Friday, April 17, 2015

Cassette Review: HOT DATE "BURNS ON CONTINUUM"


[$7 // Edition of 100 // https://hotdatenoise.bandcamp.com/album/burns-on-continuum]

As this is the second release from HOT DATE and also the second cassette from HOT DATE I feel I've grown spoiled with cassettes for a little while so it needs to be repeated now that I truly do adore those who choose to release all of their music on cassette.    Some artists will release one cassette just for the novelty of it but the fact that there are artists out there who continue to put their music out on cassette just makes me happy because I feel like it gives my cassette lifestyle more validity somehow.

"BURNS ON CONTINUUM" begins with static whirrs which go into some rapid fire frequency changes.    There is a ringing and this just has an overall feel of an instrumental "In Utero".     Progressions build and images run wild in my head of there being a ghost in the machine.    Space lasers are fired.   There is a hollow mechanism.    It's screechy, yet squealy, somehow like a record scratching.    Reduced to submarine sonar it then turns to the whirrs of a theremin which always lead me back to Dr. Sheldon Cooper.  (Is there a famous theremin player I could begin to reference instead?)

What can only be described as pinball glitch becomes Transformers whirls and then these noises come out in what I can only call modem-core because it sounds like old internet in that way.   On the whole though, this particular part of the piece reminds me of something from the movie "Pulse" (Which if you've never seen, you should watch the original version of-- the one that the one Veronica Mars was in is based upon) if only because I feel as if something is trapped inside the technology and is coming through to kill us all.   (It's one of my ideas of how the world will end, only increasing as we become more dependent on technology)
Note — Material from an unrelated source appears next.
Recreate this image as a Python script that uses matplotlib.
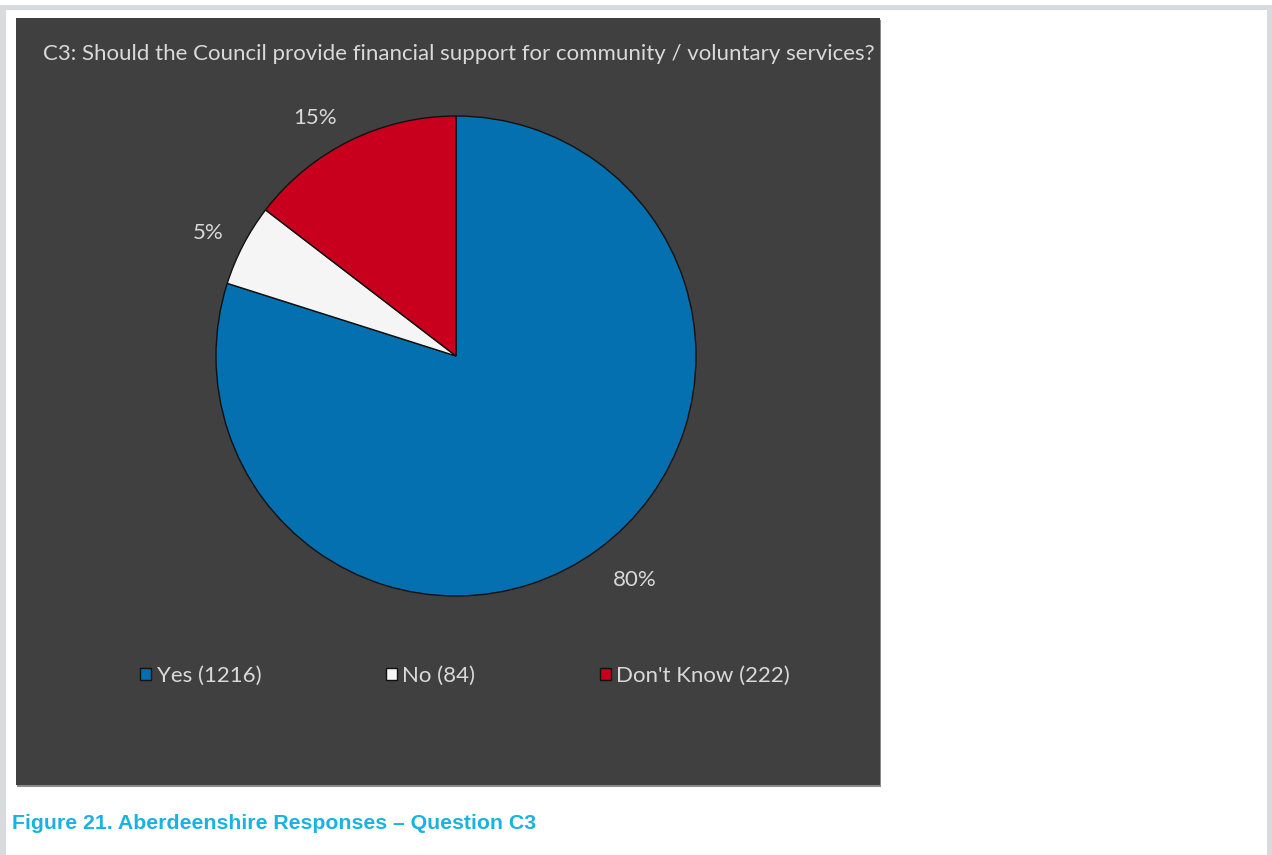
import matplotlib.pyplot as plt
from matplotlib.patches import Rectangle

# survey answers, question C3
answers = ["Yes", "No", "Don't Know"]
counts = [1216, 84, 222]
pct_labels = ["80%", "5%", "15%"]
colors = ["#0570b0", "#f5f5f5", "#c8001e"]

W, H = 1272, 855
fig = plt.figure(figsize=(W / 100, H / 100), dpi=100, facecolor="white")

def px_rect(x0, y0, x1, y1, color, z=0):
    # rectangle given in pixel coords measured from the top-left corner
    fig.patches.append(Rectangle((x0 / W, 1 - y1 / H), (x1 - x0) / W, (y1 - y0) / H,
                                 transform=fig.transFigure, facecolor=color,
                                 edgecolor="none", zorder=z))

# page frame
frame = "#d8dbde"
px_rect(0, 5, W, 10, frame)
px_rect(0, 5, 6, H, frame)
px_rect(1267, 5, W, H, frame)

# dark chart area with a faint drop shadow along the bottom
px_rect(17, 20, 881, 787, "#8a8a8a")
px_rect(16, 18, 880, 785, "#404040", z=1)

fig.text(43 / W, 1 - 54 / H,
         "C3: Should the Council provide financial support for community / voluntary services?",
         color="#d9d9d9", fontsize=16, family="Lato", va="center", ha="left", zorder=3)

cx, cy, r = 456, 356, 240
ax = fig.add_axes([(cx - r) / W, (H - cy - r) / H, 2 * r / W, 2 * r / H])
ax.set_zorder(2)
wedges, texts = ax.pie(counts, labels=pct_labels, colors=colors, startangle=90,
                       counterclock=False, labeldistance=1.17,
                       wedgeprops=dict(edgecolor="#111111", linewidth=1.0),
                       textprops=dict(color="#d9d9d9", fontsize=16, family="Lato"))
# nudge the data labels (pixels, +dy = down) to the best-fit spots
nudges = [(13, -3), (1, 7), (-17, 14)]
for t, (dx, dy) in zip(texts, nudges):
    x, y = t.get_position()
    t.set_position((x + dx / r, y - dy / r))
    t.set_ha("center")
    t.set_va("center")
ax.set_xlim(-1, 1)
ax.set_ylim(-1, 1)
ax.axis("off")

leg_labels = [f"{a} ({c})" for a, c in zip(answers, counts)]
leg = fig.legend(wedges, leg_labels, ncol=3, frameon=False,
                 loc="center", bbox_to_anchor=(465 / W, 1 - 676 / H),
                 handlelength=0.5, handleheight=0.5, handletextpad=0.25,
                 columnspacing=5.6, prop=dict(family="Lato", size=16))
for t in leg.get_texts():
    t.set_color("#d9d9d9")
leg.set_zorder(3)

fig.text(12 / W, 1 - 823 / H, "Figure 21. Aberdeenshire Responses \u2013 Question C3",
         color="#1ab2e2", fontsize=15.3, fontweight="bold", family="Liberation Sans",
         va="center", ha="left")

fig.savefig("out.png", dpi=100, facecolor="white")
Side B opens with that ever present static which is filled with bees buzzing and then it goes into a wind tunnel with slipping string shots.    There are harmonies within and it even sounds at some point as if someone is whistling.    What appears to be Transformers at first later proves to be closer to C3PO and then there is a ripping static.   Again I am fooled or just hearing two sounds at once as it appears as if a big bell is ringing (I like to call it the Liberty Bell for whatever reason) but I also do hear the sound of cars honking as if stuck in traffic.

This is just chaos now.   There are "Law & Order" tones and a bug zapper accordion (It's a thing!) and then as it calms down into more of your standard tones it comes back with churches going into storms.     It ends with a harsh modem sound, which somehow does not remind me as much of what happened on Side A as you might think.    Though my idea of the churches being in the storms could go with the idea of the Liberty Bell because it could have been a church bell.  (I've never actually heard the Liberty Rell ring, and always think of it as being "for display only", and yet I live within earshot of churches that go off every hour.   Strange how I would make that distinction, no?)

Perhaps one of the biggest accomplishments in "BURNS ON CONTINUUM" is that it remains impressive the entire way through and just manages to engage you the entire time.   Other artists who may have similar sounds might tend to take little breaks- lulls in their set- and I don't have a problem with that, but this cassette by HOT DATE just does not leave any room for breathing.    You never really knew you could ask for more until you got it.